Barney Franks stopped oversight of Fannie and Freddie in congress in 2003. There is no more significant event in this meltdown. Serious flags had already been raised but oversight was stopped by Barney who swore the taxpyer would never pay for a bailout "Invest, and you are on your own, there is no guarantee, there is no explicit guarantee, there is no implicit guarantee, there is no wink-and-nod guarantee.....people, in my judgment, exaggerate a threat of safety and soundness..........I think we see entities that are fundamentally sound financially"
If the media is unbiased how is this moron still the house speaker? He basically stopped congress from saving America the enitre financial meltdown! The biggest 5 years of bad mortgages never would have happened!
www.taxfoundation.org/...
On Apr 28 12:32 PM Lilguy wrote:
> I realize Felix picked a number out of thin air (20-25% probability
> of "a new world of class warfare"), but maybe the air was too thin
> and he was hallucinating.
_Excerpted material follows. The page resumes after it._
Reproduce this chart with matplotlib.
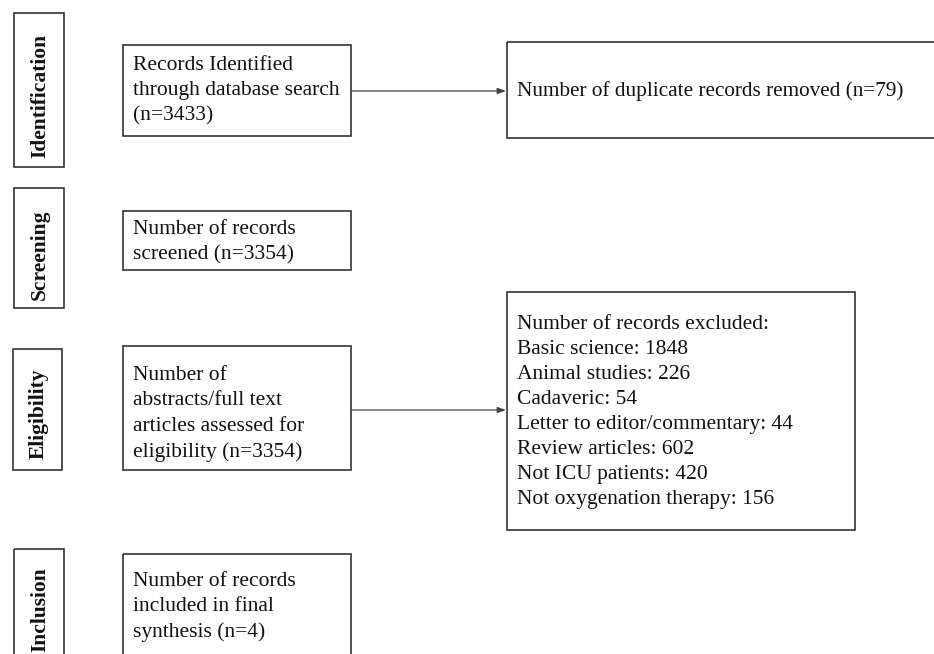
import matplotlib.pyplot as plt
from matplotlib.patches import Rectangle

# Stage labels (left column) and flow box texts
stages = ['Identification', 'Screening', 'Eligibility', 'Inclusion']
main_texts = ['Records Identified\nthrough database search\n(n=3433)',
              'Number of records\nscreened (n=3354)',
              'Number of\nabstracts/full text\narticles assessed for\neligibility (n=3354)',
              'Number of records\nincluded in final\nsynthesis (n=4)']
dup_text = 'Number of duplicate records removed (n=79)'
excl_header = 'Number of records excluded:'
excl_reasons = ['Basic science', 'Animal studies', 'Cadaveric',
                'Letter to editor/commentary', 'Review articles',
                'Not ICU patients', 'Not oxygenation therapy']
excl_counts = [1848, 226, 54, 44, 602, 420, 156]

# layout in pixel coords (x0, y0, x1, y1), y going down
stage_boxes = [(14, 13, 64, 167), (14, 188, 64, 308), (13, 349, 62, 470), (14, 549, 64, 700)]
stage_centers = [96, 255, 414, 610]
main_boxes = [(123, 45, 351, 136), (123, 211, 351, 270), (123, 346, 351, 470), (123, 554, 351, 700)]
main_centers = [91, 242, 414, 607]
dup_box = (507, 42, 960, 138)
excl_box = (507, 292, 855, 530)

W, H = 934, 654
fig = plt.figure(figsize=(W / 100, H / 100), dpi=100)
ax = fig.add_axes([0, 0, 1, 1])
ax.set_xlim(0, W)
ax.set_ylim(H, 0)
ax.axis('off')

edge = '#333333'
ink = '#111111'
serif = ['Liberation Serif', 'DejaVu Serif']
fs = 15.5


def box(b):
    x0, y0, x1, y1 = b
    ax.add_patch(Rectangle((x0, y0), x1 - x0, y1 - y0, fill=False,
                           edgecolor=edge, linewidth=1.2))


for b, s, cy in zip(stage_boxes, stages, stage_centers):
    box(b)
    ax.text((b[0] + b[2]) / 2 + 1, cy, s, rotation=90, ha='center', va='center',
            fontsize=fs, fontweight='bold', family=serif, color=ink)

for b, t, cy in zip(main_boxes, main_texts, main_centers):
    box(b)
    ax.text(b[0] + 10, cy, t, ha='left', va='center', fontsize=fs,
            family=serif, color=ink, linespacing=1.45)

box(dup_box)
ax.text(dup_box[0] + 10, 91, dup_text, ha='left', va='center', fontsize=15.3,
        family=serif, color=ink)

box(excl_box)
excl_lines = [excl_header] + ['%s: %d' % (r, c) for r, c in zip(excl_reasons, excl_counts)]
ax.text(excl_box[0] + 10, 412, '\n'.join(excl_lines), ha='left', va='center',
        fontsize=fs, family=serif, color=ink, linespacing=1.42)

# arrows
for y in [91, 410]:
    ax.annotate('', xy=(506, y), xytext=(351, y),
                arrowprops=dict(arrowstyle='-|>,head_length=0.5,head_width=0.18',
                                color='#444444', lw=0.9, shrinkA=0, shrinkB=0))

fig.savefig('out.png', dpi=100)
That's a horribly high probability, especially
> without reference to a timeframe (say, the next 5, 10,25 years).
>
>
> What is remarkable, however, is that from the period of the falling
> of the Berlin Wall and Desert Storm/Shield (ca. early 1990s) and
> a decade of comparative world peace, the probabilities of class and
> world warfare have mushroomed since 9/11.
>
> On the class divide, clearly the current economic crisis is highlighting
> the growing divide between the rich and poor as well as the deterioration
> of the middle class in the US. This was evident even in the "good
> times" of the mid-decade as real median HH incomes stagnated or eroded.
> Now, as the USG under two administrations, asks the underclass to
> bailout the overclass, the stress is expanding rapidly. While I don't
> think there is a 20-25% probability that this stress will result
> in class warfare (I mean battles in the streets--real warfare), the
> likelihood that the government will be thrown out via elections (a
> Republican return to power in Congress!!) is growing substantially.
>
>
> On the world warfare front, I view the continuing deterioration of
> the security situation in Pakistan as a major mid-term threat to
> US security. Takeover of nuclear-equipped Pakistan by the Taliban
> would threaten the region immediately, and specifically US interests
> in eliminating terrorist havens in Afghanistan and the NWFP of Pakistan.
> Having to carry out attacks on terrorist strongholds in a Taliban-ruled
> Pakistan would massively increase the risk that terrorists would
> counter in the United States, possibly with nuclear devices.